Kita hanya "jijik" pada mereka... Kita yang merasa diri "bersih" jijik pada mereka yang kita anggap sebagai mahluk "kotor" yang suka mengerubungi "sampah".
Sebelum kita "menghakimi" sesama mahluk Tuhan... memposisikan diri sebagai mahluk "bersih" terhadap mahluk "kotor"... yakinkah kita "sebersih" itu? "Bersih" lahir batin, "suci" jiwa raga ?
Bukankah hanya karena kasih Tuhan, Dia-lah yang menyembunyikan segala aib, dosa dan kesalahan kita... pikiran kotor, niat jahat dan segala perbuatan maksiat yang kita sembunyikan dari orang lain.
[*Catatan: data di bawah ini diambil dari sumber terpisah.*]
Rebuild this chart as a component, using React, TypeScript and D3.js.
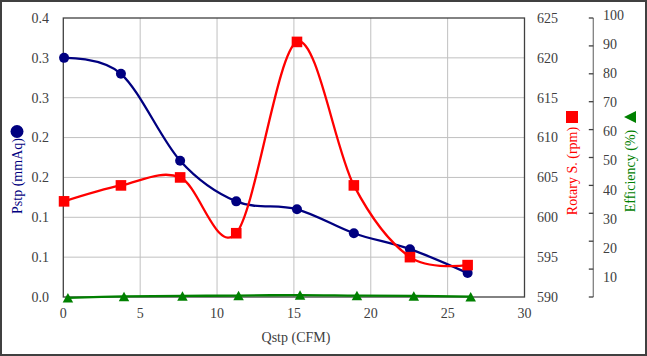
import React from "react";
import * as d3 from "d3";

const W = 647;
const H = 356;

// Data
const qBlueRed = [0.05, 3.75, 7.6, 11.25, 15.2, 18.9, 22.55, 26.3];
const pstp = [0.3, 0.28, 0.171, 0.12, 0.11, 0.08, 0.06, 0.03];
const rotary = [602, 604, 605, 598, 622, 604, 595, 594];
const qEff = [0.3, 3.95, 7.75, 11.4, 15.4, 19.1, 22.8, 26.5];
const efficiency = [-0.3, 0.2, 0.4, 0.5, 0.7, 0.5, 0.4, 0.1];

const xTicks = [0, 5, 10, 15, 20, 25, 30];
const leftTicks = [0, 0.05, 0.1, 0.15, 0.2, 0.25, 0.3, 0.35];
const leftTickLabels = ["0.0", "0.1", "0.1", "0.2", "0.2", "0.3", "0.3", "0.4"];
const rotTicks = [590, 595, 600, 605, 610, 615, 620, 625];
const effTicks = [0, 10, 20, 30, 40, 50, 60, 70, 80, 90, 100];
const effLabels = [10, 20, 30, 40, 50, 60, 70, 80, 90, 100];

const FONT = '"Liberation Serif", "Times New Roman", Times, "DejaVu Serif", serif';
const AXIS = "#404040";
const GRID = "#c0c0c0";
const LABEL = "#404040";
const NAVY = "#000080";
const RED = "#ff0000";
const GREEN = "#008000";

const T = (props: any) => (
  <text {...props} style={{ fontFamily: FONT, fontSize: 14 }} />
);

export default function App() {
  const left = 63.3;
  const right = 524.5;
  const top = 18;
  const bottom = 297;

  const x = d3.scaleLinear().domain([0, 30]).range([left, right]);
  const yL = d3.scaleLinear().domain([0, 0.35]).range([bottom, top]);
  const yR = d3.scaleLinear().domain([590, 625]).range([bottom, top]);
  const yE = d3.scaleLinear().domain([0, 100]).range([bottom, top]);
  const yELabel = d3.scaleLinear().domain([10, 100]).range([277, 15]);
  const effAxisX = 593.3;

  const curve = d3.curveCardinal.tension(0);
  const blueLine = d3
    .line<number>()
    .x((_, i) => x(qBlueRed[i]))
    .y((d) => yL(d))
    .curve(curve)(pstp);
  const redLine = d3
    .line<number>()
    .x((_, i) => x(qBlueRed[i]))
    .y((d) => yR(d))
    .curve(curve)(rotary);
  const greenLine = d3
    .line<number>()
    .x((_, i) => x(qEff[i]))
    .y((d) => yE(d))
    .curve(curve)(efficiency);

  const tri = (cx: number, cy: number, w: number, h: number) =>
    `M${cx},${cy - h / 2}L${cx + w / 2},${cy + h / 2}L${cx - w / 2},${cy + h / 2}Z`;

  return (
    <svg
      width={W}
      height={H}
      style={{ position: "absolute", left: 0, top: 0, background: "#fff", fontFamily: FONT }}
    >
      <rect x={1} y={1} width={W - 2} height={H - 2} fill="#fff" stroke={AXIS} strokeWidth={2} />

      {/* grid */}
      {xTicks.slice(1, -1).map((t) => (
        <line key={"gx" + t} x1={x(t)} x2={x(t)} y1={top} y2={bottom} stroke={GRID} strokeWidth={1} />
      ))}
      {leftTicks.slice(1, -1).map((t) => (
        <line key={"gy" + t} x1={left} x2={right} y1={yL(t)} y2={yL(t)} stroke={GRID} strokeWidth={1} />
      ))}

      {/* plot border */}
      <rect x={left} y={top} width={right - left} height={bottom - top} fill="none" stroke={AXIS} strokeWidth={1.3} />

      {/* left tick labels */}
      {leftTicks.map((t, i) => (
        <T key={"lt" + t} x={49} y={yL(t)} dy="0.35em" textAnchor="end" fill={LABEL}>
          {leftTickLabels[i]}
        </T>
      ))}
      {/* x tick labels */}
      {xTicks.map((t) => (
        <T key={"xt" + t} x={x(t)} y={318} textAnchor="middle" fill={LABEL}>
          {t}
        </T>
      ))}
      {/* rotary tick labels */}
      {rotTicks.map((t) => (
        <T key={"rt" + t} x={537} y={yR(t)} dy="0.35em" textAnchor="start" fill={LABEL}>
          {t}
        </T>
      ))}

      {/* efficiency axis */}
      <line x1={effAxisX} x2={effAxisX} y1={top} y2={bottom} stroke="#808080" strokeWidth={1.3} />
      {effTicks.map((t) => (
        <line key={"et" + t} x1={effAxisX - 4.5} x2={effAxisX} y1={yE(t)} y2={yE(t)} stroke={AXIS} strokeWidth={1.3} />
      ))}
      {effLabels.map((t) => (
        <T key={"el" + t} x={603} y={yELabel(t)} dy="0.35em" textAnchor="start" fill={LABEL}>
          {t}
        </T>
      ))}

      {/* axis titles */}
      <T x={296} y={342} textAnchor="middle" fill={LABEL}>
        Qstp (CFM)
      </T>
      <T transform="translate(17,176) rotate(-90)" dy="0.35em" textAnchor="middle" fill={NAVY}>
        Pstp (mmAq)
      </T>
      <circle cx={17} cy={131.5} r={6.5} fill={NAVY} />
      <T transform="translate(572,171) rotate(-90)" dy="0.35em" textAnchor="middle" fill={RED}>
        Rotary S. (rpm)
      </T>
      <rect x={566} y={111} width={12} height={12} fill={RED} />
      <T transform="translate(630,171) rotate(-90)" dy="0.35em" textAnchor="middle" fill={GREEN}>
        Efficiency (%)
      </T>
      <path d={`M624,117L636,111L636,123Z`} fill={GREEN} />

      {/* series */}
      <path d={blueLine || ""} fill="none" stroke={NAVY} strokeWidth={2.3} />
      {pstp.map((v, i) => (
        <circle key={"bc" + i} cx={x(qBlueRed[i])} cy={yL(v)} r={5} fill={NAVY} />
      ))}
      <path d={redLine || ""} fill="none" stroke={RED} strokeWidth={2.3} />
      {rotary.map((v, i) => (
        <rect key={"rs" + i} x={x(qBlueRed[i]) - 5.3} y={yR(v) - 5.3} width={10.6} height={10.6} fill={RED} />
      ))}
      <path d={greenLine || ""} fill="none" stroke={GREEN} strokeWidth={2.3} />
      {efficiency.map((v, i) => (
        <path key={"gt" + i} d={tri(x(qEff[i]), yE(v), 10.5, 9.5)} fill={GREEN} />
      ))}
    </svg>
  );
}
Masih yakin, jika Tuhan "membuka" semua aib, kita lebih "bersih" dari lalat?
Sadarlah, "lalat" ada karena ada "sampah" di diri kita... karena kita belum mandi, masih belum bersih sepenuhnya. Mereka ada untuk membuat kita introspeksi, menyadari kekurangan yang "tersembunyi" pada diri kita. Mungkin bisa menyembunyikannya dari orang lain tapi kita tak dapat mengelabui lalat.